● PROBLEM DETAILS
Return precisely the span of lines from the top of the material below to the line containing "const tInterP = d3.range(45).map(i", both included. Pictures are excluded.

● DATASET EXTRACT
⟨
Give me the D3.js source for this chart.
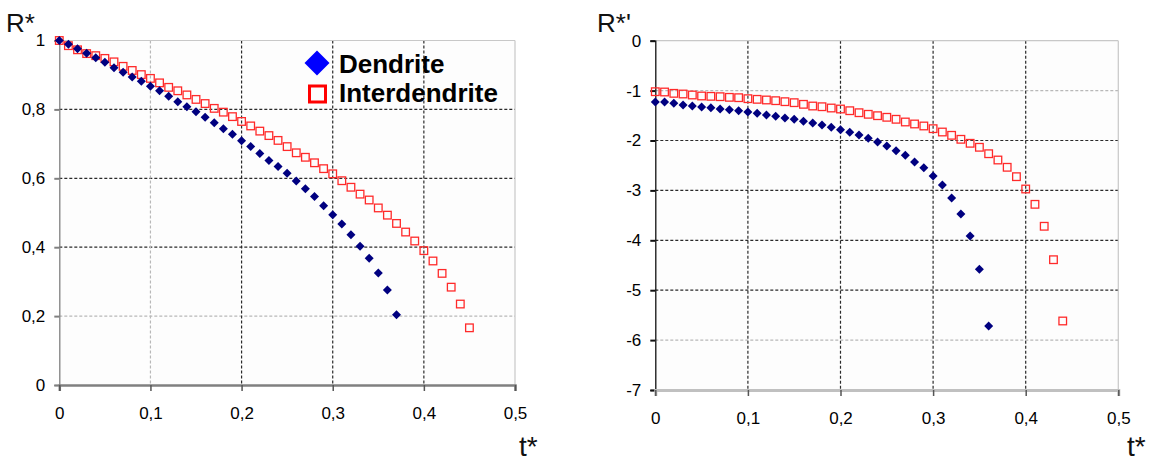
<!DOCTYPE html>
<html><head><meta charset="utf-8">
<script src="https://cdn.jsdelivr.net/npm/d3@7"></script>
<style>body{margin:0;background:#fff}svg{display:block;font-family:"Liberation Sans",Arial,sans-serif}</style>
</head><body><svg id="c" width="1153" height="462"></svg>
<script>
// t* values (step 0.01)
const tDend = d3.range(38).map(i => +(i * 0.01).toFixed(2));   // 0 .. 0.37
const tInter = d3.range(46).map(i => +(i * 0.01).toFixed(2));  // 0 .. 0.45
const tDendP = d3.range(37).map(i => +(i * 0.01).toFixed(2));  // 0 .. 0.36
const tInterP = d3.range(45).map(i => +(i * 0.01).toFixed(2)); // 0 .. 0.44

// Left chart: R*
const dendriteR = [1.0,0.989,0.976,0.963,0.950,0.937,0.921,0.908,0.894,0.882,0.867,0.854,0.838,0.822,0.808,0.793,0.777,0.761,0.744,0.728,0.709,0.692,0.672,0.652,0.634,0.615,0.592,0.570,0.547,0.520,0.494,0.467,0.436,0.403,0.368,0.325,0.276,0.204];
const interR = [1.0,0.985,0.973,0.962,0.956,0.948,0.938,0.925,0.913,0.901,0.890,0.877,0.864,0.854,0.842,0.829,0.817,0.803,0.792,0.779,0.765,0.752,0.737,0.724,0.710,0.692,0.674,0.661,0.645,0.628,0.613,0.593,0.574,0.554,0.537,0.514,0.493,0.469,0.444,0.418,0.390,0.360,0.324,0.284,0.235,0.166];

// Right chart: R*'
const dendriteRp = [-1.228,-1.228,-1.255,-1.289,-1.309,-1.329,-1.343,-1.369,-1.383,-1.403,-1.429,-1.455,-1.489,-1.515,-1.549,-1.575,-1.615,-1.649,-1.689,-1.735,-1.784,-1.836,-1.890,-1.956,-2.030,-2.110,-2.204,-2.297,-2.431,-2.545,-2.711,-2.892,-3.152,-3.473,-3.914,-4.581,-5.717];
const interRp = [-1.022,-1.028,-1.055,-1.068,-1.088,-1.108,-1.115,-1.122,-1.135,-1.142,-1.162,-1.175,-1.188,-1.202,-1.222,-1.242,-1.275,-1.309,-1.323,-1.349,-1.369,-1.403,-1.443,-1.475,-1.503,-1.535,-1.575,-1.629,-1.669,-1.709,-1.763,-1.830,-1.896,-1.976,-2.056,-2.136,-2.265,-2.391,-2.537,-2.725,-2.972,-3.279,-3.719,-4.389,-5.617];

const xTicks = [0,0.1,0.2,0.3,0.4,0.5];
const xTickLabels = ["0","0,1","0,2","0,3","0,4","0,5"];
const yTicksL = [0,0.2,0.4,0.6,0.8,1];
const yTickLabelsL = ["0","0,2","0,4","0,6","0,8","1"];
const yTicksR = [-7,-6,-5,-4,-3,-2,-1,0];
const yTickLabelsR = ["-7","-6","-5","-4","-3","-2","-1","0"];
const legendLabels = ["Dendrite","Interdendrite"];

const svg = d3.select("#c");

function chart(cfg){
  const g = svg.append("g");
  const x = d3.scaleLinear().domain([0,0.5]).range(cfg.xr);
  const y = d3.scaleLinear().domain(cfg.yd).range(cfg.yr);
  const [x0,x1] = cfg.xr, [yb,yt] = cfg.yr;
  g.append("rect").attr("x",x0).attr("y",yt).attr("width",x1-x0).attr("height",yb-yt).attr("fill","#fdfdfd");
  // grid
  cfg.yTicks.forEach(v => {
    if (v === cfg.yd[0] || v === cfg.yd[1]) return;
    g.append("line").attr("x1",x0).attr("x2",x1).attr("y1",y(v)).attr("y2",y(v))
      .attr("stroke", cfg.lightY.includes(v) ? "#b8b8b8" : "#2a2a2a").attr("stroke-width",1.2).attr("stroke-dasharray","3,2");
  });
  xTicks.forEach(v => {
    if (v === 0 || v === 0.5) return;
    g.append("line").attr("y1",yt).attr("y2",yb).attr("x1",x(v)).attr("x2",x(v))
      .attr("stroke", cfg.lightX.includes(v) ? "#b8b8b8" : "#2a2a2a").attr("stroke-width",1.2).attr("stroke-dasharray","3,2");
  });
  // border top/right
  g.append("line").attr("x1",x0).attr("x2",x1).attr("y1",yt).attr("y2",yt).attr("stroke","#c8c8c8").attr("stroke-width",1.2);
  g.append("line").attr("x1",x1).attr("x2",x1).attr("y1",yt).attr("y2",yb).attr("stroke","#c8c8c8").attr("stroke-width",1.2);
  // axes
  const ya = g.append("g").attr("transform",`translate(${x0},0)`)
    .call(d3.axisLeft(y).tickValues(cfg.yTicks).tickFormat((d,i)=>cfg.yLabels[i]).tickSize(5).tickPadding(9));
  ya.select(".domain").attr("stroke",cfg.yAxisColor).attr("stroke-width",1.3);
  ya.selectAll(".tick line").attr("stroke",cfg.yAxisColor).attr("stroke-width",2);
  ya.selectAll("text").attr("font-size",17).attr("fill","#000").attr("font-family","Liberation Sans, Arial");
  const xa = g.append("g").attr("transform",`translate(0,${yb})`)
    .call(d3.axisBottom(x).tickValues(xTicks).tickFormat((d,i)=>xTickLabels[i]).tickSize(6).tickPadding(16));
  xa.select(".domain").attr("stroke",cfg.xAxisColor).attr("stroke-width",cfg.xAxisW);
  xa.selectAll(".tick line").attr("stroke","#555").attr("stroke-width",1.5);
  xa.selectAll("text").attr("font-size",17).attr("fill","#000").attr("font-family","Liberation Sans, Arial");
  // axis titles
  g.append("text").attr("x",cfg.yTitleX).attr("y",32).attr("font-size",26).attr("fill","#111").text(cfg.yTitle);
  g.append("text").attr("x",cfg.xTitleX).attr("y",456).attr("font-size",28).attr("fill","#111").text("t*");
  // data
  const dia = "M0,-4.5L4.5,0L0,4.5L-4.5,0Z";
  g.append("g").selectAll("rect").data(cfg.inter).join("rect")
    .attr("x",d=>x(d[0])-3.8).attr("y",d=>y(d[1])-3.8).attr("width",7.6).attr("height",7.6)
    .attr("fill","none").attr("stroke","#ff2a2a").attr("stroke-width",1.3);
  g.append("g").selectAll("path").data(cfg.dend).join("path")
    .attr("transform",d=>`translate(${x(d[0])},${y(d[1])})`).attr("d",dia).attr("fill","#000080");
}

chart({xr:[59.3,515], yd:[0,1], yr:[385,40.5], yTicks:yTicksL, yLabels:yTickLabelsL,
  lightY:[0.2], lightX:[0.1], yAxisColor:"#808080", xAxisColor:"#808080", xAxisW:2.5,
  yTitle:"R*", yTitleX:6, xTitleX:519,
  dend:tDend.map((t,i)=>[t,dendriteR[i]]), inter:tInter.map((t,i)=>[t,interR[i]])});

chart({xr:[655.3,1118.3], yd:[-7,0], yr:[390,40.7], yTicks:yTicksR, yLabels:yTickLabelsR,
  lightY:[-1,-6], lightX:[], yAxisColor:"#111", xAxisColor:"#c0c0c0", xAxisW:3,
  yTitle:"R*'", yTitleX:597, xTitleX:1127,
  dend:tDendP.map((t,i)=>[t,dendriteRp[i]]), inter:tInterP.map((t,i)=>[t,interRp[i]])});

// legend (left chart)
const lg = svg.append("g");
lg.append("path").attr("transform","translate(317,63)").attr("d","M0,-12.5L12.5,0L0,12.5L-12.5,0Z").attr("fill","#0000ff");
lg.append("rect").attr("x",309.5).attr("y",86).attr("width",16).attr("height",16).attr("fill","none").attr("stroke","#ff0000").attr("stroke-width",3);
lg.selectAll("text").data(legendLabels).join("text")
  .attr("x",339).attr("y",(d,i)=>73+i*29).attr("font-size",26).attr("font-weight","bold").attr("fill","#000").text(d=>d);
</script></body></html>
⟩
● RESPONSE TO THE EXERCISE
Give me the D3.js source for this chart.
<!DOCTYPE html>
<html><head><meta charset="utf-8">
<script src="https://cdn.jsdelivr.net/npm/d3@7"></script>
<style>body{margin:0;background:#fff}svg{display:block;font-family:"Liberation Sans",Arial,sans-serif}</style>
</head><body><svg id="c" width="1153" height="462"></svg>
<script>
// t* values (step 0.01)
const tDend = d3.range(38).map(i => +(i * 0.01).toFixed(2));   // 0 .. 0.37
const tInter = d3.range(46).map(i => +(i * 0.01).toFixed(2));  // 0 .. 0.45
const tDendP = d3.range(37).map(i => +(i * 0.01).toFixed(2));  // 0 .. 0.36
const tInterP = d3.range(45).map(i => +(i * 0.01).toFixed(2)); // 0 .. 0.44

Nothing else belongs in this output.